I think the literature is clear on that?
"LoRA vs Full Fine-tuning: An Illusion of Equivalence" -- https://arxiv.org/abs/2410.21228v1
Quoting from the conclusions:
> The paper describes the finding that LoRA and full fine-tuning, with equal performance on the fine-tuning task, can have solutions with very different generalization behaviors outside the fine-tuning task distribution. We found that LoRA and full fine-tuning yield models with significant differences spectral properties of their weight matrices: LoRA models often containing “intruder dimensions”, high-ranking singular vectors approximately orthogonal to the singular vectors of pre-trained weight matrices. The existence of intruder dimensions correlates with the fine-tuned model forgetting more of the pre-training distribution as well as forgetting more when trained on tasks sequentially in a continual learning setup.
I'm surprised they didn't cite this; it's a well known paper.
Oh, you mean rejected just like these papers?
Efficient Estimation of Word Representations in Vector Space[1], one of the most influential papers in the space with tens of thousands of citations[2]? Or the RoBERTa[3] paper (dramatically improved upon BERT; RoBERTa and derived models currently have tens of millions of downloads on HF and still serve as a reliable industry workhorse)? Or the Mamba paper[4] (pretty much the only alternative to transformers that actually gets used)? Do you want me to keep going?
Honestly, I find that whether a paper gets rejected or not means diddly squat considering how broken the review system is, and through how much honestly terrible papers I have to wade through every time I'm looking through the conference submissions for anything good.

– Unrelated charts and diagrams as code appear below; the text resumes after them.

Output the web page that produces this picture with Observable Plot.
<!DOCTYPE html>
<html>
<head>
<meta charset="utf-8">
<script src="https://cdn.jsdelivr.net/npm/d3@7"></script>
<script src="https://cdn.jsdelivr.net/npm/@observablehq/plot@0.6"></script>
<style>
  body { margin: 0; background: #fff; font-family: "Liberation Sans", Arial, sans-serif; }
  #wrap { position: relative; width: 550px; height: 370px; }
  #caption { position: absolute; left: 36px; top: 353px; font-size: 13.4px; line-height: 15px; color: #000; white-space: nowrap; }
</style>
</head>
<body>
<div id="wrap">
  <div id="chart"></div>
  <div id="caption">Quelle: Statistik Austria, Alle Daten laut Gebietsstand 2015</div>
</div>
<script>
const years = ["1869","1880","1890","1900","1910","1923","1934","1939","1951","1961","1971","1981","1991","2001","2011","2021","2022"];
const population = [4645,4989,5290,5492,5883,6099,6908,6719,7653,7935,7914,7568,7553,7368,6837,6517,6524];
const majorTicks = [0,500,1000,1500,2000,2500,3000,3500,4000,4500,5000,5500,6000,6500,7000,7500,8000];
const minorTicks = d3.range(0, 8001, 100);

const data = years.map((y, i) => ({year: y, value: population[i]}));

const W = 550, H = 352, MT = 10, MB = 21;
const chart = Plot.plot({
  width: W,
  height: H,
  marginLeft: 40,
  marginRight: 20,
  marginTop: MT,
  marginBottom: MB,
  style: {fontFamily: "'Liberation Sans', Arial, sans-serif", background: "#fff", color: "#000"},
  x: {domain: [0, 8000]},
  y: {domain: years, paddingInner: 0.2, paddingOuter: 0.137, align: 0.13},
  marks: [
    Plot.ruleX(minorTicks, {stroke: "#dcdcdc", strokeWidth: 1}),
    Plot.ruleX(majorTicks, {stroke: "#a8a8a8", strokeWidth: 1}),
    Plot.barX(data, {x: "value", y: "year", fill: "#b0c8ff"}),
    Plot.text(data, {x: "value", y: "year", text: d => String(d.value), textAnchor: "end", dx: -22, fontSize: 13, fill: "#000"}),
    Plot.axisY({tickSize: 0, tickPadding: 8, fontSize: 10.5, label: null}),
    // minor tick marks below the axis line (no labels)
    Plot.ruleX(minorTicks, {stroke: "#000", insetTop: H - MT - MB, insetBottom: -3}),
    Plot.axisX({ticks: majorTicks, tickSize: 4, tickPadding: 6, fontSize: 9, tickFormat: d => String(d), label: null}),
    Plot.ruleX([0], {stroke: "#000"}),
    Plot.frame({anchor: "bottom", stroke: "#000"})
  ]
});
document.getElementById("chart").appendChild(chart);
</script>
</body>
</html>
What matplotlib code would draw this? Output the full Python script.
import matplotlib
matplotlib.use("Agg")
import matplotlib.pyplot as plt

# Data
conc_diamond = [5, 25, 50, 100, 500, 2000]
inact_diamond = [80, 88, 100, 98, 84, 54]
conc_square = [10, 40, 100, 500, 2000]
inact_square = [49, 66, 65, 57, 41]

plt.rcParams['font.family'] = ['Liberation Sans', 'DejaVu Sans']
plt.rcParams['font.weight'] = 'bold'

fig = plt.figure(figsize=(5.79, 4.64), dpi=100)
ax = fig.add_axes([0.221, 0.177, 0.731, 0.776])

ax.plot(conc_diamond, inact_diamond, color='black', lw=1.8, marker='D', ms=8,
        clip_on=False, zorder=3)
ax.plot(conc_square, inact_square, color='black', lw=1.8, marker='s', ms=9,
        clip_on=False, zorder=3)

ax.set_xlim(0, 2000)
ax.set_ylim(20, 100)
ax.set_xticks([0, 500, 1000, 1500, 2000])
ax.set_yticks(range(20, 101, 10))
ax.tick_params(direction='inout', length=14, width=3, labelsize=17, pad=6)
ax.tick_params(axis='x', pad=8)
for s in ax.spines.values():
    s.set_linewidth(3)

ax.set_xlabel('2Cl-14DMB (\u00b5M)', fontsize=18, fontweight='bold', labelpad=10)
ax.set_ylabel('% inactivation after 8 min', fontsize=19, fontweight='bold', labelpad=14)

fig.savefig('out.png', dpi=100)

[1] -- https://openreview.net/forum?id=idpCdOWtqXd60
[2] -- https://scholar.google.com/scholar?cites=7447715766504981253
[3] -- https://openreview.net/forum?id=SyxS0T4tvS
[4] -- https://openreview.net/forum?id=AL1fq05o7H
This guys knows his stuff.
I'm surprised you copied and pasted all of that without explaining what it means.
Does LoRA perform worse, better or statistically insignificantly different to FullFT?
You aren't able to tell from what you pasted, are you?
The answer is "There's a difference, perhaps", but the GP appeared to imply that LoRA performed worse.
My understanding is that that paper found differences, but did not conclude that the differences were quantifiably better or worse, but this is not what GP's post implied.
There are techniques like PiCa and SVFT which can mitigate much of the loss, though.
I don't recall how I found out about it, but it was either paperswithcode or an LLM research session working through the intruder dimensions problem.
In my Stable Diffusion tests, it substantially improves LoRA training speed and fidelity, though I've got some experiments that seem to even further substantially improve on it by adding learnable rotations of the singular vectors.
Be sure to validate everything you're reading though as of late I've come across more and more things that don't seem 100% accurate in their docs, seems to heavily depend on what section.
For example, for classification, if is hallucinating semantically similar, but not technically valid classes, you can probably fine-tune your way out of the gap with a smaller model.
But if your task requires world knowledge, you likely need a larger model. It's not cheap, efficient, or generally useful to fine-tune for additional world knowledge directly.
Stumbled on this today... https://hackerpager.net/
I really want something like this with flip out keyboard and could do Signal on LTE/WiFi.